• Exercise
Locate the line bearing "What matplotlib code" in the material below, then reproduce it and each following line up to and including the line bearing "fig.add_artist(Line2D([8 / W, 8".

------ Exercise materials ------

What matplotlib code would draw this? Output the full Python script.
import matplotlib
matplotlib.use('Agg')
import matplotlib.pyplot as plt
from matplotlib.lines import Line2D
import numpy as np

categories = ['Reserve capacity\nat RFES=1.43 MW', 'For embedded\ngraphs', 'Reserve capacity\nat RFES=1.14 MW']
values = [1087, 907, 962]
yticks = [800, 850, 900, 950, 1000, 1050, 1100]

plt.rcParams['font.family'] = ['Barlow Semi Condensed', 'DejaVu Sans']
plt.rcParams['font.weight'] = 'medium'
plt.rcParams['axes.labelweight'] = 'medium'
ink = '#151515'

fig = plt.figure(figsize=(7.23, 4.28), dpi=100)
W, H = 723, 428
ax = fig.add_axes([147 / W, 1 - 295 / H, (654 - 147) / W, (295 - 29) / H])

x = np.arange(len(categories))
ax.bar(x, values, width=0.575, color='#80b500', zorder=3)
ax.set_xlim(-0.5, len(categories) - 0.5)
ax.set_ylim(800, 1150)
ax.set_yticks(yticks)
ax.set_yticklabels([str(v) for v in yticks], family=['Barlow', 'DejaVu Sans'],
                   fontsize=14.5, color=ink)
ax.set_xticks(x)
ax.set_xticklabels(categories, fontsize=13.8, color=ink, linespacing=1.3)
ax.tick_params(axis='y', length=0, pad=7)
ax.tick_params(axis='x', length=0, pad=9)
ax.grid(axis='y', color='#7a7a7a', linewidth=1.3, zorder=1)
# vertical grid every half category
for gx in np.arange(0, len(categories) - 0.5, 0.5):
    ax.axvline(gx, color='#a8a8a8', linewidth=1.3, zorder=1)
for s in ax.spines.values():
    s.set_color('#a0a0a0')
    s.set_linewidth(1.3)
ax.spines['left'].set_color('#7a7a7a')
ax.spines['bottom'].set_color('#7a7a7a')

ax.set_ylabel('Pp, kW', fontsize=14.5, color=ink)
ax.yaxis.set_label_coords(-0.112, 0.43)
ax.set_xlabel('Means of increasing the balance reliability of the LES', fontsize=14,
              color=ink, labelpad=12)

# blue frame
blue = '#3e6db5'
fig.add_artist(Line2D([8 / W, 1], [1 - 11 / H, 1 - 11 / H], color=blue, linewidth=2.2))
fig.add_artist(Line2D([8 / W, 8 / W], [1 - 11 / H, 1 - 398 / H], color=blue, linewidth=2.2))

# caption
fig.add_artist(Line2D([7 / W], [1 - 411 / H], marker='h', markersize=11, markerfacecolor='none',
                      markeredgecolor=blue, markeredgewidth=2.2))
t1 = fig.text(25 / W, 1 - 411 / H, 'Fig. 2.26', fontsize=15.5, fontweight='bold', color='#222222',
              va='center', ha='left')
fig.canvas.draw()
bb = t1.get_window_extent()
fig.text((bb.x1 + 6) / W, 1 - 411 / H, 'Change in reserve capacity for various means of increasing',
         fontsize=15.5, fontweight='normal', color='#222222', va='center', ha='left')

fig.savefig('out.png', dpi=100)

------
------ Exercise materials ------

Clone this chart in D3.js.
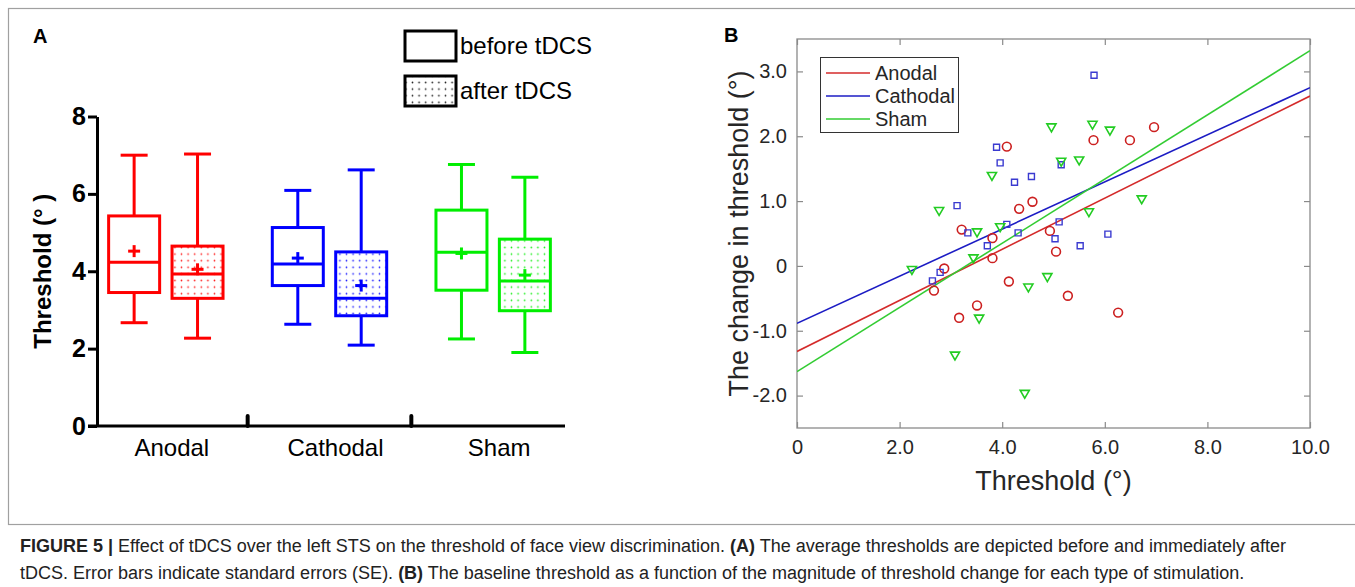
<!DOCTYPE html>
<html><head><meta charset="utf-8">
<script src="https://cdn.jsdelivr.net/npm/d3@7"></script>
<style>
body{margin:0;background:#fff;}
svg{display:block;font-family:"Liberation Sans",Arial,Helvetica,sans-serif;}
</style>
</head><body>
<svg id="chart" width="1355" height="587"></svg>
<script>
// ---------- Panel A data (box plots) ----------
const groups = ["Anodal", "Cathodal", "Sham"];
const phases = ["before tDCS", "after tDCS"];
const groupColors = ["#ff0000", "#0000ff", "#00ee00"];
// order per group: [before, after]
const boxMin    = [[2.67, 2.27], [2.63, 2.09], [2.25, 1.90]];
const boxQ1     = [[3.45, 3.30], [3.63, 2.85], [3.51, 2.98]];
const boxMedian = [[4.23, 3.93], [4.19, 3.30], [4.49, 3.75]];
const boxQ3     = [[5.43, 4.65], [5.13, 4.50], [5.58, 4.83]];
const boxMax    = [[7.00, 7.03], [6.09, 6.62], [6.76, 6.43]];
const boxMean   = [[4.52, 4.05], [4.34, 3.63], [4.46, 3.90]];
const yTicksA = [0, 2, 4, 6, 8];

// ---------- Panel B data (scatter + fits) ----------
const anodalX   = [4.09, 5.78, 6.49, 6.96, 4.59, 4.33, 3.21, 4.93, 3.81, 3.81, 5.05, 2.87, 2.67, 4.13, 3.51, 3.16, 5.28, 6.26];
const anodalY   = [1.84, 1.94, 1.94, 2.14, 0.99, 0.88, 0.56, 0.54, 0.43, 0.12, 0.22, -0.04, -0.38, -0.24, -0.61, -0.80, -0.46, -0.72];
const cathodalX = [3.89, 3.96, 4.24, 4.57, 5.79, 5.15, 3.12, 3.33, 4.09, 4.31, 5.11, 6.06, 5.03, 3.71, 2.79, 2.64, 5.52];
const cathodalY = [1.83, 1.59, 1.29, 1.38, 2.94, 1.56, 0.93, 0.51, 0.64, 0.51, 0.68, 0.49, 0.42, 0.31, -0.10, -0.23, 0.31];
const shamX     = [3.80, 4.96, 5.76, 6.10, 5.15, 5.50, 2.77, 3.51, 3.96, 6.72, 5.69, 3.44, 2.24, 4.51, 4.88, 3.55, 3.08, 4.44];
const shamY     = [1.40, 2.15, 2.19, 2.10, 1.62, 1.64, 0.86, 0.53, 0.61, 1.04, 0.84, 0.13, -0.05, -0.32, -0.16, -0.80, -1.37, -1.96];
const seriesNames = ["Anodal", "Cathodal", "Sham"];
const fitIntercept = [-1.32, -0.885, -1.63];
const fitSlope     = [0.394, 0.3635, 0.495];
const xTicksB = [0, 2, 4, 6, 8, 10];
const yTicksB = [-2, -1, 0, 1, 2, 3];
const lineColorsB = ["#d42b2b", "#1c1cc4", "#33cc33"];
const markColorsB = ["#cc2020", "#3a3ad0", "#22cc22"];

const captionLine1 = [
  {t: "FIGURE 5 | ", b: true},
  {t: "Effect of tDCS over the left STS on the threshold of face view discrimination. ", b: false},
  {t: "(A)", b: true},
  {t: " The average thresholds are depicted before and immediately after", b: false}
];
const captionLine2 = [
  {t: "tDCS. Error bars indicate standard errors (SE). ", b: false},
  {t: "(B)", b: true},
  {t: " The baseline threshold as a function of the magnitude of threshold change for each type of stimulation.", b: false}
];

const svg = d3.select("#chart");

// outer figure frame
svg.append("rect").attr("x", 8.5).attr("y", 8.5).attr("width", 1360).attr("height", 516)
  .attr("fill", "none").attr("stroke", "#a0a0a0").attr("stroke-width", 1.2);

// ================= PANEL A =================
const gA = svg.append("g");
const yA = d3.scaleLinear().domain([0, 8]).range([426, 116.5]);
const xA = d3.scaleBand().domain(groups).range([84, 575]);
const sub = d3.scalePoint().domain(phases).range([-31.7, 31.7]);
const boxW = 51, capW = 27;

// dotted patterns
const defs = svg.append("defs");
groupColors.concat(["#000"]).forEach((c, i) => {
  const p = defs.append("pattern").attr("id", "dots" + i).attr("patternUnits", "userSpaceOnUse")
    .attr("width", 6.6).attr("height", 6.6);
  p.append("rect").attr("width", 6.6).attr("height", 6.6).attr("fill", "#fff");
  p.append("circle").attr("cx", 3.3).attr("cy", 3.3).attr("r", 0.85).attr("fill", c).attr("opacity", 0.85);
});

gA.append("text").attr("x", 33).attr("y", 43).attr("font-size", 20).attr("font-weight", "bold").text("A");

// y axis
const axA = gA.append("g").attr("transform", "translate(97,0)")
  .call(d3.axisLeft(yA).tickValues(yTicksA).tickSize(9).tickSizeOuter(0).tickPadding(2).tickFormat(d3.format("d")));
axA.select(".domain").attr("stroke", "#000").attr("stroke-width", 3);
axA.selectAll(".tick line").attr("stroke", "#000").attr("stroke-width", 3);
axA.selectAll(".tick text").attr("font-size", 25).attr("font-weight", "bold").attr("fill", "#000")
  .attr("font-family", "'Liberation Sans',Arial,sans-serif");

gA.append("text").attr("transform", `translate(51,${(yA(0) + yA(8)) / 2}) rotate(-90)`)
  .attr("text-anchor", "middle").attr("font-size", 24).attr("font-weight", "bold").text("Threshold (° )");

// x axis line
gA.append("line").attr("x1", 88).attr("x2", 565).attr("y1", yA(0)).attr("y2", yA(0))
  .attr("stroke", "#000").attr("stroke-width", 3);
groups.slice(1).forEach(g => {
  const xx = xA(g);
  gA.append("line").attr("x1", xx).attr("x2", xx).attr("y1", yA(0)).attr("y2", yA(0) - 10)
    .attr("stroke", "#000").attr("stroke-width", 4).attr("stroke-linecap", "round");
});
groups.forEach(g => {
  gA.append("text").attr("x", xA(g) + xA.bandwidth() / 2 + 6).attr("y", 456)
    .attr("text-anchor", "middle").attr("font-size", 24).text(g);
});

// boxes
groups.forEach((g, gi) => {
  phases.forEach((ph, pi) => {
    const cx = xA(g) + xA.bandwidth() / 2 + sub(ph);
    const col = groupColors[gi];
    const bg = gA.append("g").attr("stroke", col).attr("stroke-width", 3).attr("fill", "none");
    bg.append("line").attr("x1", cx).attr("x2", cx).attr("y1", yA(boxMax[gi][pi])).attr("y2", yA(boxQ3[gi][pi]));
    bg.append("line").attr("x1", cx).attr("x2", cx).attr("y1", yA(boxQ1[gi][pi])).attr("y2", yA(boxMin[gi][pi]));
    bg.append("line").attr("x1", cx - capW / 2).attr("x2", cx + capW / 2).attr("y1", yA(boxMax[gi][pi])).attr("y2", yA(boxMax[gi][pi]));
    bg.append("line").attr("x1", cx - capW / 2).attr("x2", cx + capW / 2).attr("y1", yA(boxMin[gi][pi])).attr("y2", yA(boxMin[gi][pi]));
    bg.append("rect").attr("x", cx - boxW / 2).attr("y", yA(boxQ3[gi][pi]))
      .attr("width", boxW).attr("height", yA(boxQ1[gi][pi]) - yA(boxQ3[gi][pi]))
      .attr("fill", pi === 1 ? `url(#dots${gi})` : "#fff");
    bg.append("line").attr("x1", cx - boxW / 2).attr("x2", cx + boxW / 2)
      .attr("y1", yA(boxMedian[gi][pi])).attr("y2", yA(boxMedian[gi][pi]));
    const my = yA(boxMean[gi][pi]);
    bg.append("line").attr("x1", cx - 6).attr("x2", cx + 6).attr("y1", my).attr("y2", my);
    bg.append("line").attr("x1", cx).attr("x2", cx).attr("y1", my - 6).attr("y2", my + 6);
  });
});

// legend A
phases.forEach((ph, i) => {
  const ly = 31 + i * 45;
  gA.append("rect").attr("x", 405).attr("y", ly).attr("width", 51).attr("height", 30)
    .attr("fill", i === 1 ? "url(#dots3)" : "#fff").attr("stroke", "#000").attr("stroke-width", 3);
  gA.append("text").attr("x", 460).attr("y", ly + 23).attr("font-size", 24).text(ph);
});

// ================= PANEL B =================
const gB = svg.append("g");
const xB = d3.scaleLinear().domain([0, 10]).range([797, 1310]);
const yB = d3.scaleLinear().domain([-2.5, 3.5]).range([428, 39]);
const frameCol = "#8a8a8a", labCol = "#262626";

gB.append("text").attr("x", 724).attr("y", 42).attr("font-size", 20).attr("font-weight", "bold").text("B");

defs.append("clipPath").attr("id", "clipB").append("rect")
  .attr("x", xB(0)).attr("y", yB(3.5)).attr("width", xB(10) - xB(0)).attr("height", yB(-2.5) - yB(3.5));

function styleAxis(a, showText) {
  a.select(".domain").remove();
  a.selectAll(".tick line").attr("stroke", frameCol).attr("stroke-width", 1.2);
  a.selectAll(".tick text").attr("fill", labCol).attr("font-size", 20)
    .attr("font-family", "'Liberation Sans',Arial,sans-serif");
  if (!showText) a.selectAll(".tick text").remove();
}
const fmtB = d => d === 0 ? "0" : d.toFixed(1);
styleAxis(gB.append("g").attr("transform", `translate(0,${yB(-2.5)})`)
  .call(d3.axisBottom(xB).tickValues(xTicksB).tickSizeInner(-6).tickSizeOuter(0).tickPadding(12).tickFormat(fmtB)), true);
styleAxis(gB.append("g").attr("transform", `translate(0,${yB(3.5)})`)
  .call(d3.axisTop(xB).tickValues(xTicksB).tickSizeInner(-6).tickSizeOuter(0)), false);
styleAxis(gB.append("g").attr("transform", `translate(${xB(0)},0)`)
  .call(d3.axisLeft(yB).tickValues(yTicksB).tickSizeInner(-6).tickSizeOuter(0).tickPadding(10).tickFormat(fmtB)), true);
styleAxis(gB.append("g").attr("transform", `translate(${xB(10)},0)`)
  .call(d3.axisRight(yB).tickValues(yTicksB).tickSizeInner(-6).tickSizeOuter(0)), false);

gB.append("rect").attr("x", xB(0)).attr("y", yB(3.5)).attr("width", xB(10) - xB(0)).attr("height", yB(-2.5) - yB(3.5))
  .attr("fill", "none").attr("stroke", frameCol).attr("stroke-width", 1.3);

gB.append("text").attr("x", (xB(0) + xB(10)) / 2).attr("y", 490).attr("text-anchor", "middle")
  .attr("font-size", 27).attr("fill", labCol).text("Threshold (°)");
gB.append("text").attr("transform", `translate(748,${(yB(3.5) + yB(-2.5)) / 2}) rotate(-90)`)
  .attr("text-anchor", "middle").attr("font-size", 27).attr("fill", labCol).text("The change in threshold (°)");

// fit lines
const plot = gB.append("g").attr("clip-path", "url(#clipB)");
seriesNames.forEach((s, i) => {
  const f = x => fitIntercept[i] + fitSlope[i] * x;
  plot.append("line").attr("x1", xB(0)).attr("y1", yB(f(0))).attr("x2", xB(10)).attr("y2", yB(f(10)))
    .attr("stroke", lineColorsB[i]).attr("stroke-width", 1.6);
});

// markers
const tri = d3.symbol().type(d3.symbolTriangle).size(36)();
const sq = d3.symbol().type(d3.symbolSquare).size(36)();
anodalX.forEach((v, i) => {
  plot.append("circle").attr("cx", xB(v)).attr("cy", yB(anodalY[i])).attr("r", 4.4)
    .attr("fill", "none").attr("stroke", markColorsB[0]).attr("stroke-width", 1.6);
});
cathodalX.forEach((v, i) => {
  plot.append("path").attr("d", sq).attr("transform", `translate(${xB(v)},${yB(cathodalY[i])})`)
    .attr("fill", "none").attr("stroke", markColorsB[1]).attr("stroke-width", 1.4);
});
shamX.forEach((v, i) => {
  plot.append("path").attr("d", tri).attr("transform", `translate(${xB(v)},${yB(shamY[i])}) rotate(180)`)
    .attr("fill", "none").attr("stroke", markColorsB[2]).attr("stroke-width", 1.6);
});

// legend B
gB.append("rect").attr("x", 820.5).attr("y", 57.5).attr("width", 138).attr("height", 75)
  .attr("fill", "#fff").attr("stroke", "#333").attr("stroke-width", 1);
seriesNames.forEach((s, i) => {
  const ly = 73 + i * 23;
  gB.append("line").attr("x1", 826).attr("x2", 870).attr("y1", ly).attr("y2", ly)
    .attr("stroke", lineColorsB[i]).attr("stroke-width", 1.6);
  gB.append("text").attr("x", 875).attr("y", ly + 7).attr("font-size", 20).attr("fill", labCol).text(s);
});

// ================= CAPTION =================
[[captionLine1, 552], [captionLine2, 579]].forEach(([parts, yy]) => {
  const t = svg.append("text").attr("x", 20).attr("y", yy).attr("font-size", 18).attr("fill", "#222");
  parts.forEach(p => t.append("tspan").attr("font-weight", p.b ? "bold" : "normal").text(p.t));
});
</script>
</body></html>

------

• The completed task
What matplotlib code would draw this? Output the full Python script.
import matplotlib
matplotlib.use('Agg')
import matplotlib.pyplot as plt
from matplotlib.lines import Line2D
import numpy as np

categories = ['Reserve capacity\nat RFES=1.43 MW', 'For embedded\ngraphs', 'Reserve capacity\nat RFES=1.14 MW']
values = [1087, 907, 962]
yticks = [800, 850, 900, 950, 1000, 1050, 1100]

plt.rcParams['font.family'] = ['Barlow Semi Condensed', 'DejaVu Sans']
plt.rcParams['font.weight'] = 'medium'
plt.rcParams['axes.labelweight'] = 'medium'
ink = '#151515'

fig = plt.figure(figsize=(7.23, 4.28), dpi=100)
W, H = 723, 428
ax = fig.add_axes([147 / W, 1 - 295 / H, (654 - 147) / W, (295 - 29) / H])

x = np.arange(len(categories))
ax.bar(x, values, width=0.575, color='#80b500', zorder=3)
ax.set_xlim(-0.5, len(categories) - 0.5)
ax.set_ylim(800, 1150)
ax.set_yticks(yticks)
ax.set_yticklabels([str(v) for v in yticks], family=['Barlow', 'DejaVu Sans'],
                   fontsize=14.5, color=ink)
ax.set_xticks(x)
ax.set_xticklabels(categories, fontsize=13.8, color=ink, linespacing=1.3)
ax.tick_params(axis='y', length=0, pad=7)
ax.tick_params(axis='x', length=0, pad=9)
ax.grid(axis='y', color='#7a7a7a', linewidth=1.3, zorder=1)
# vertical grid every half category
for gx in np.arange(0, len(categories) - 0.5, 0.5):
    ax.axvline(gx, color='#a8a8a8', linewidth=1.3, zorder=1)
for s in ax.spines.values():
    s.set_color('#a0a0a0')
    s.set_linewidth(1.3)
ax.spines['left'].set_color('#7a7a7a')
ax.spines['bottom'].set_color('#7a7a7a')

ax.set_ylabel('Pp, kW', fontsize=14.5, color=ink)
ax.yaxis.set_label_coords(-0.112, 0.43)
ax.set_xlabel('Means of increasing the balance reliability of the LES', fontsize=14,
              color=ink, labelpad=12)

# blue frame
blue = '#3e6db5'
fig.add_artist(Line2D([8 / W, 1], [1 - 11 / H, 1 - 11 / H], color=blue, linewidth=2.2))
fig.add_artist(Line2D([8 / W, 8 / W], [1 - 11 / H, 1 - 398 / H], color=blue, linewidth=2.2))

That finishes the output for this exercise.